Andrew Gilbert is a Senior Researcher at the Ethnography Lab at the University of Toronto and a sociocultural anthropologist who has been conducting ethnographic research in Bosnia and Herzegovina for nearly twenty years. His first research project focused on the politics of international intervention and the relationship between the historical imagination (how people conceive of history) and the political imagination (how people conceive what is politically possible). Recent research has investigated the conditions that create openings and closures to political experimentation and social transformation, focusing on a series of worker-initiated protests and their aftermath in the Bosnian city of Tuzla. This has led to a growing interest in collaboration and in the political and ethnographic potential of diverse media, such as audio documentary, photographs, and graphic ethnography.
 A potential and serious limitation of a course like this is the cost. If students paid the hardcopy list price for just the graphic novels, it would be over $200 US ($265 Canadian). I discovered that there are various electronic versions of many of the books now available to purchase, as well as used hard copies on popular websites like Amazon, AbeBooks, Alibris, and Powell’s, and this can bring the cost down significantly. That said, some of the books I assigned were unavailable in an e-version and others were hard to get because of limited print runs. Moreover, I am ambivalent about the e-versions, because these books were not created for a screen and often the screens that students used to view e-versions were smaller than the books themselves. In order to accommodate the issue of cost, the university’s library purchased a copy for a reserve list, and I ran a second reserve list out of the departmental office.

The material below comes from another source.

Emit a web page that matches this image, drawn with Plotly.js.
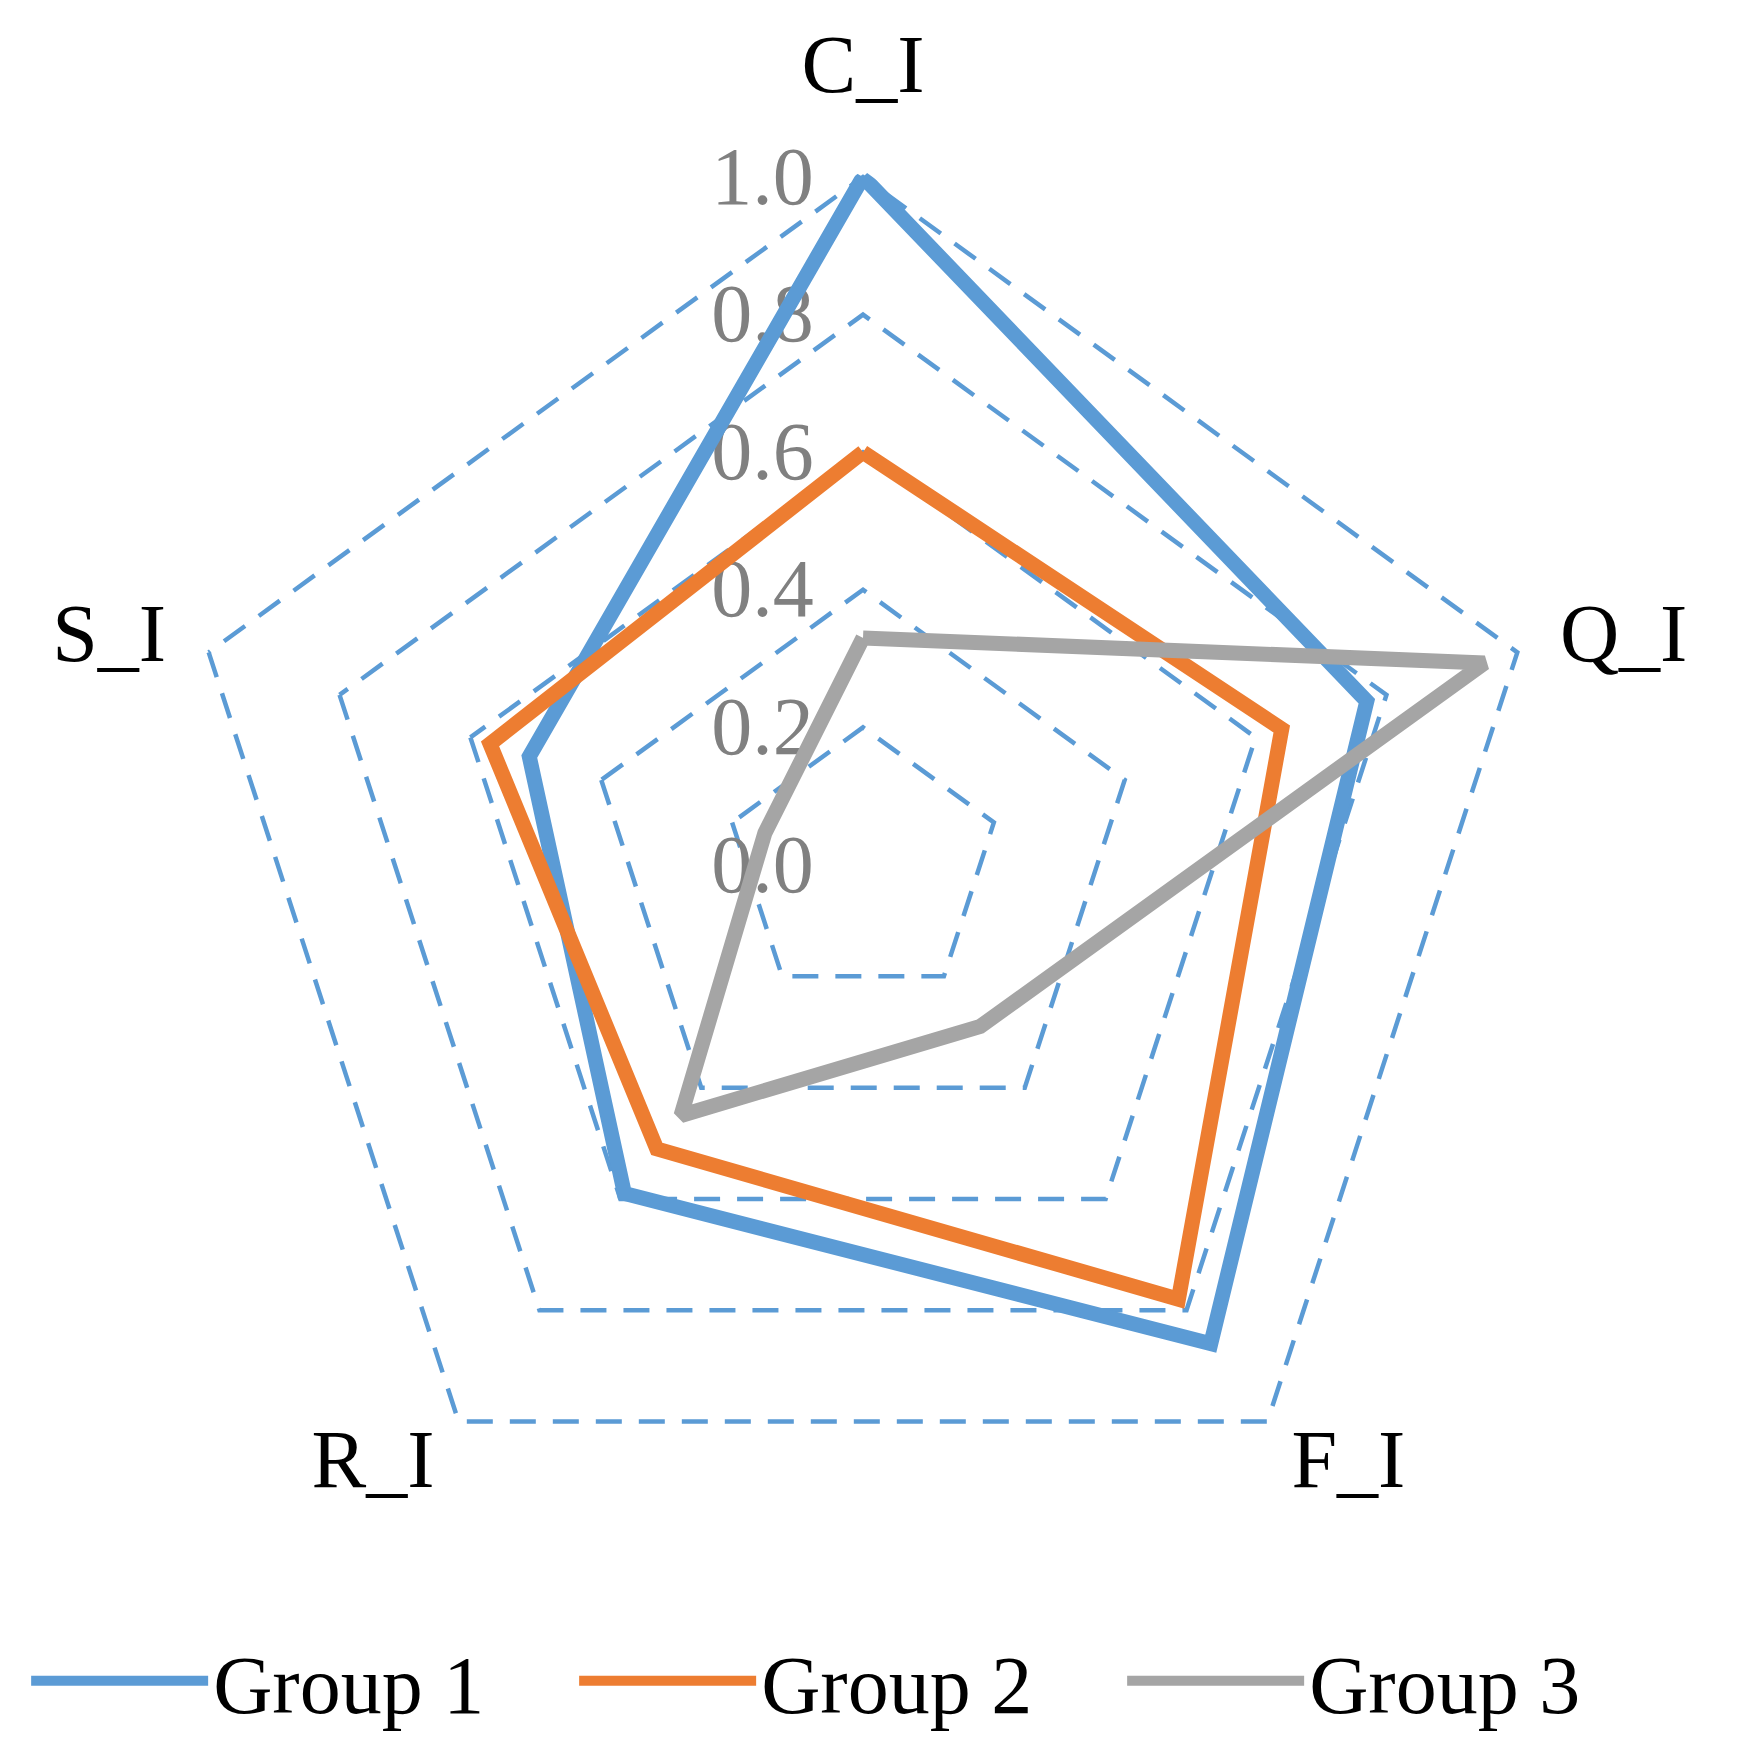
<!DOCTYPE html>
<html>
<head>
<meta charset="utf-8">
<script src="https://cdn.plot.ly/plotly-3.0.1.min.js"></script>
<style>
  html, body { margin: 0; padding: 0; background: #ffffff; }
  #chart { width: 1738px; height: 1757px; }
</style>
</head>
<body>
<div id="chart"></div>
<script>
// Data
const categories = ["C_I", "Q_I", "F_I", "R_I", "S_I"];
const seriesNames = ["Group 1", "Group 2", "Group 3"];
const group1 = [1.00, 0.77, 0.86, 0.59, 0.51];
const group2 = [0.60, 0.64, 0.78, 0.51, 0.57];
const group3 = [0.33, 0.95, 0.29, 0.45, 0.15];
const radialTicks = [0.0, 0.2, 0.4, 0.6, 0.8, 1.0];

const colors = ["#5B9BD5", "#ED7D31", "#A5A5A5"];
const allSeries = [group1, group2, group3];

function closed(arr) { return arr.concat([arr[0]]); }

const traces = allSeries.map((vals, i) => ({
  type: "scatterpolar",
  subplot: "polar",
  mode: "lines",
  name: seriesNames[i],
  r: closed(vals),
  theta: closed(categories),
  line: { color: colors[i], width: 15, shape: "linear" },
  hoverinfo: "skip"
}));

// helper subplots that only carry category labels (nothing drawn)
["polar2", "polar3", "polar4"].forEach(sp => {
  traces.push({
    type: "scatterpolar",
    subplot: sp,
    mode: "none",
    r: group1,
    theta: categories,
    showlegend: false,
    hoverinfo: "skip"
  });
});

const W = 1738, H = 1757;
const cx = 863, cy = 865;
const rMax = 1.01;
const R = 688 * rMax;

function dom(x0, y0, r) {
  return {
    x: [(x0 - r) / W, (x0 + r) / W],
    y: [(H - y0 - r) / H, (H - y0 + r) / H]
  };
}

// show only the chosen category names on a given angular axis
function onlyLabels(idx) {
  return categories.map((c, i) => (idx.indexOf(i) >= 0 ? c : ""));
}

const labelFont = { family: "Liberation Serif, Times New Roman, serif", size: 82, color: "#000000" };

function labelPolar(domain, idx, len) {
  return {
    domain: domain,
    bgcolor: "rgba(0,0,0,0)",
    gridshape: "linear",
    radialaxis: { visible: false, range: [0, rMax] },
    angularaxis: {
      type: "category",
      categoryorder: "array",
      categoryarray: categories,
      direction: "clockwise",
      rotation: 90,
      showline: false,
      showgrid: false,
      ticks: "outside",
      ticklen: len,
      tickcolor: "rgba(0,0,0,0)",
      tickmode: "array",
      tickvals: categories,
      ticktext: onlyLabels(idx),
      tickfont: labelFont
    }
  };
}

const layout = {
  width: W,
  height: H,
  paper_bgcolor: "#ffffff",
  margin: { l: 0, r: 0, t: 0, b: 0 },
  font: { family: "Liberation Serif, Times New Roman, serif", color: "#000000", size: 82 },
  showlegend: true,
  legend: {
    orientation: "h",
    x: 0.488,
    xanchor: "center",
    y: (H - 1681) / H,
    yanchor: "middle",
    font: labelFont,
    itemwidth: 177,
    entrywidth: 356,
    entrywidthmode: "pixels",
    bgcolor: "rgba(0,0,0,0)"
  },
  polar: {
    domain: dom(cx, cy, R),
    bgcolor: "#ffffff",
    gridshape: "linear",
    angularaxis: {
      type: "category",
      categoryorder: "array",
      categoryarray: categories,
      direction: "clockwise",
      rotation: 90,
      showline: false,
      showgrid: false,
      layer: "below traces",
      ticks: "outside",
      ticklen: 45,
      tickcolor: "rgba(0,0,0,0)",
      tickmode: "array",
      tickvals: categories,
      ticktext: onlyLabels([0]),
      tickfont: labelFont
    },
    radialaxis: {
      range: [0, rMax],
      tickmode: "array",
      tickvals: radialTicks,
      ticktext: radialTicks.map(v => v.toFixed(1)),
      angle: 90,
      side: "counterclockwise",
      tickangle: 90,
      ticklabelshift: 8,
      showline: false,
      ticks: "outside",
      ticklen: 20,
      tickcolor: "rgba(0,0,0,0)",
      showgrid: true,
      layer: "below traces",
      gridcolor: "#5B9BD5",
      gridwidth: 4.5,
      griddash: "26px,17px",
      tickfont: { family: "Liberation Serif, Times New Roman, serif", size: 82, color: "#808080" }
    }
  },
  polar2: labelPolar(dom(cx, cy, R), [1, 4], 21),
  polar3: labelPolar(dom(cx + 37, cy, 648), [2], 1),
  polar4: labelPolar(dom(cx - 37, cy, 648), [3], 1)
};

Plotly.newPlot("chart", traces, layout, { displayModeBar: false, staticPlot: true });
</script>
</body>
</html>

 Other excellent titles which I could not use include Wage Slaves by Daria Bogdanska; The Arab of the Future series by Riad Sattouf; The Best We Could Do by Thi Bui; Oil and Water by Steve Duin and Shannon Wheeler; A.D.: New Orleans After the Deluge by Josh Neufeld; The Photographer by Emmanuel Guibert; Hostage by Guy Delisle; and Ichi-F by Kazuto Tatsuta.
 The concept of affordance is more widespread in the world of design, psychology, and political science than in anthropology. Recent examples of writing on affordances by anthropologists include Webb Keane’s 2018 article “Perspectives on affordances, or the anthropologically real” in the journal HAU and Tim Ingold’s 2000 book The Perception of the Environment: Essays on Livelihood, Dwelling, and Skill.